In seguito, per molti anni, gli episodi di mass murder divennero estremamente rari in Australia. Il 15 dicembre 2014 un uomo armato prese in ostaggio clienti e dipendenti del Lindt Chocolate Café in Martin Place, nel cuore del distretto finanziario di Sydney. L’assedio durò circa 16 ore, paralizzando il centro della città e attirando l’attenzione internazionale. L’attentatore, Man Haron Monis, un estremista noto alle autorità e già incriminato per diversi reati, costrinse gli ostaggi a esporre una bandiera con la shahada islamica alla vetrina del locale, presentando l’azione come un atto di terrorismo di matrice jihadista. Durante l’irruzione della Polizia statale che pose fine all’assedio morirono due ostaggi, oltre allo stesso attentatore.
A Melbourne, il 20 gennaio 2017, Dimitrious “Jimmy” Gargasoulas lanciò deliberatamente la sua auto contro i pedoni nel centralissimo Bourke Street Mall. Nell’attacco morirono sei persone, tra cui un bambino, e decine di altre rimasero ferite. Dopo l’investimento di massa, Gargasoulas fu arrestato dalla polizia al termine di un inseguimento.
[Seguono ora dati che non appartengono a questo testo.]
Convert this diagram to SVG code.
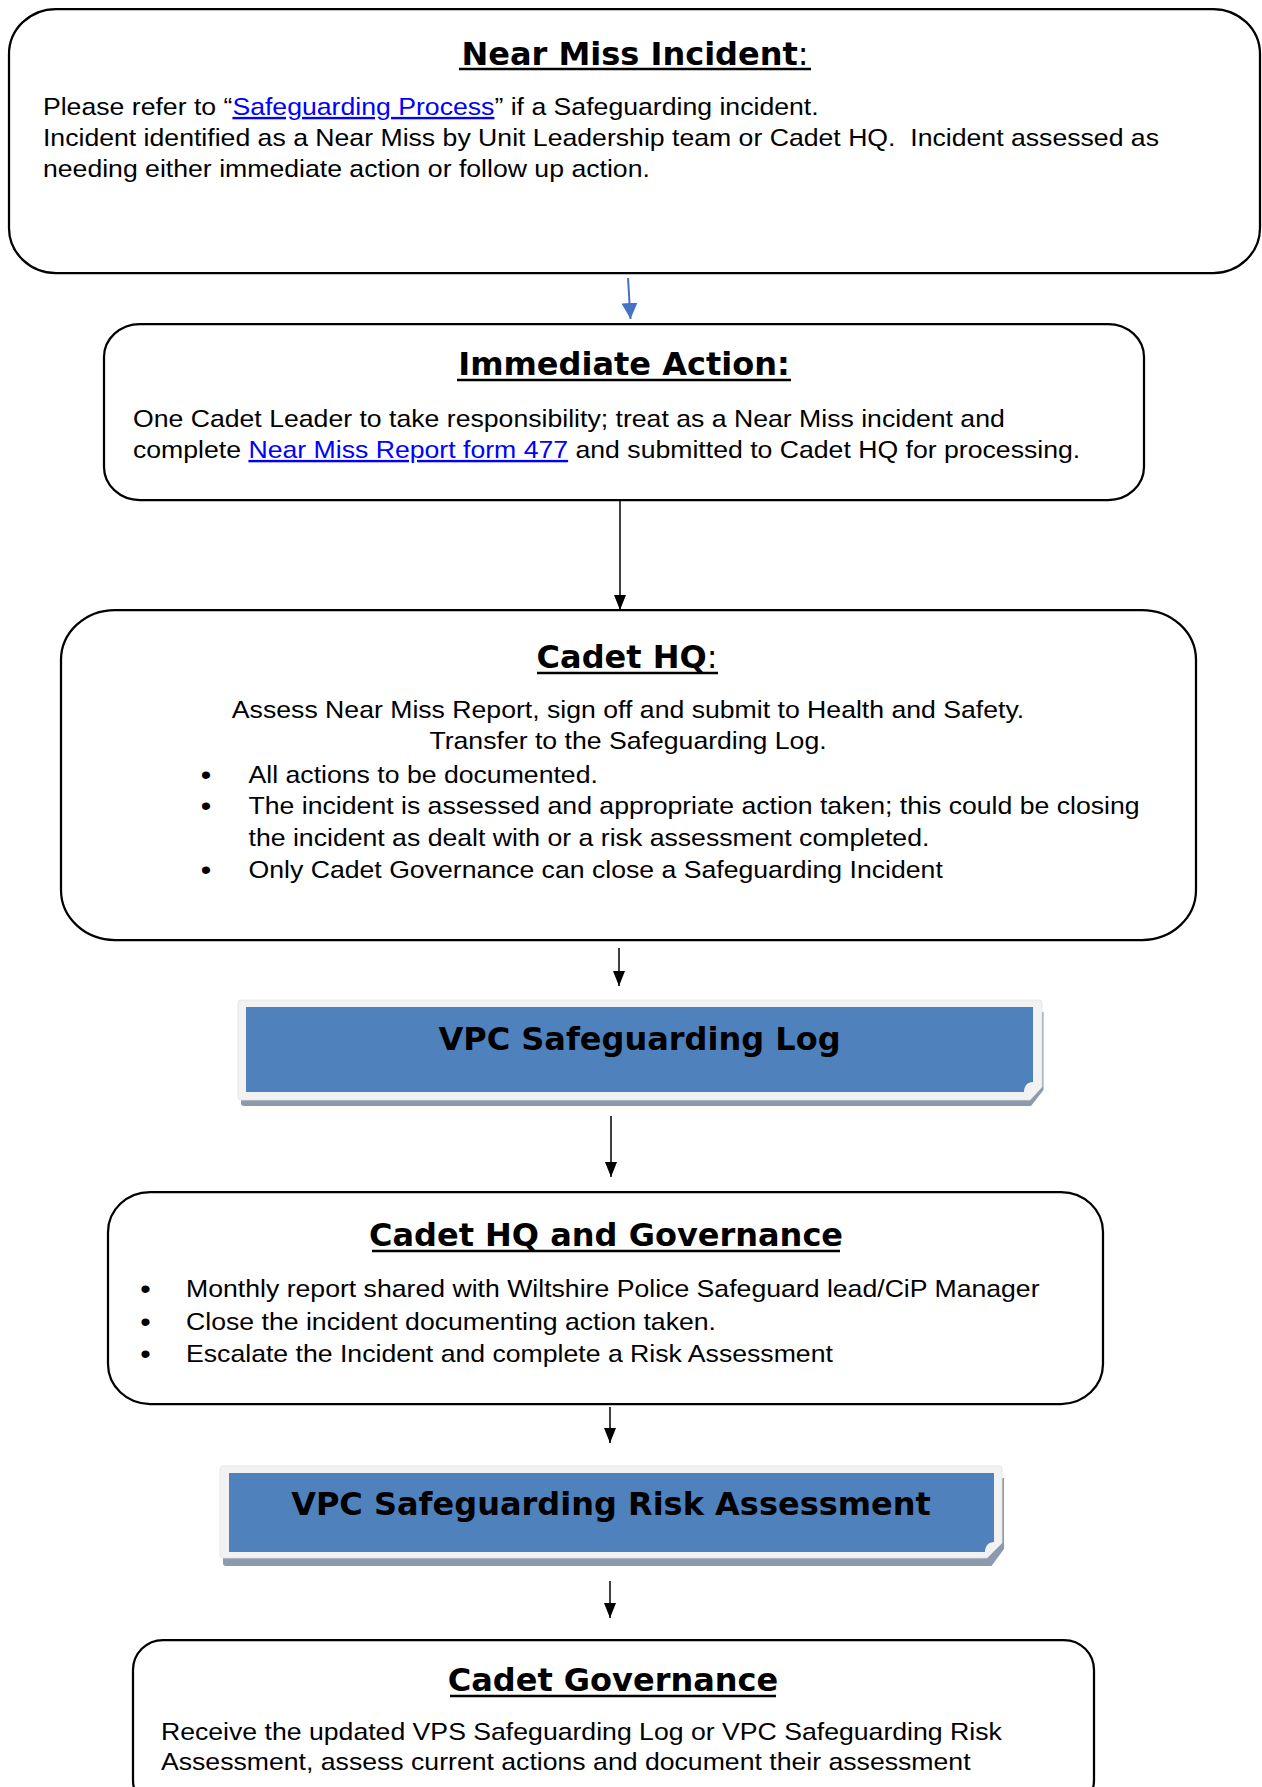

Le indagini esclusero un movente terroristico: l’uomo agì in un contesto di grave instabilità mentale, aggravata dall’uso di droghe.
In tempi recenti, l’Australia ha registrato un aumento significativo degli episodi di antisemitismo, in particolare a partire dal sanguinoso attacco di Hamas contro Israele del 7 ottobre 2023. Dopo quella data, le segnalazioni di insulti, minacce, graffiti e molestie contro persone e istituzioni ebraiche sono aumentate in modo marcato.
Nel mese di ottobre 2023, pochi giorni dopo l’inizio della guerra tra Israele e Hamas, una manifestazione filo-palestinese davanti alla Sydney Opera House suscitò forti polemiche a livello nazionale. Durante il raduno, alcune persone tra la folla furono riprese mentre gridavano slogan percepiti come antisemiti, in particolare l’espressione “gas the Jews”, secondo quanto riportato da diversi testimoni e da video circolati sui social media.
Nel febbraio 2024 circa 600 creativi e accademici ebrei australiani sono stati vittime di un’operazione di doxxing, con la diffusione online dei loro dati personali. L’episodio ha dato origine a una serie di intimidazioni e minacce.
Il 6 dicembre 2024, nelle prime ore del mattino, la sinagoga Adass Israel di Ripponlea, a Melbourne, è stata colpita da un attacco incendiario. Ignoti hanno appiccato un incendio all’ingresso dell’edificio, provocando danni rilevanti alla struttura, in particolare alla facciata e agli spazi interni adiacenti. Al momento dell’attacco, fortunatamente, non c’erano persone all’interno della sinagoga.
Nello stesso anno si sono moltiplicati i casi di graffiti e vandalismi contro scuole, sinagoghe, abitazioni e attività commerciali ebraiche, soprattutto a Sydney e Melbourne, insieme ad azioni coordinate di intimidazione, inclusi incendi dolosi di veicoli.
Nel 2025 la tensione è ulteriormente salita. A luglio, un tentativo di incendio ha preso di mira la sinagoga della East Melbourne Hebrew Congregation mentre all’interno si trovavano dei fedeli. In altri casi, sinagoghe della città sono state vandalizzate ripetutamente, alimentando un clima diffuso di intimidazione contro i componenti delle comunità ebraiche nelle principali città australiane. Fino agli spari di Bondi Beach.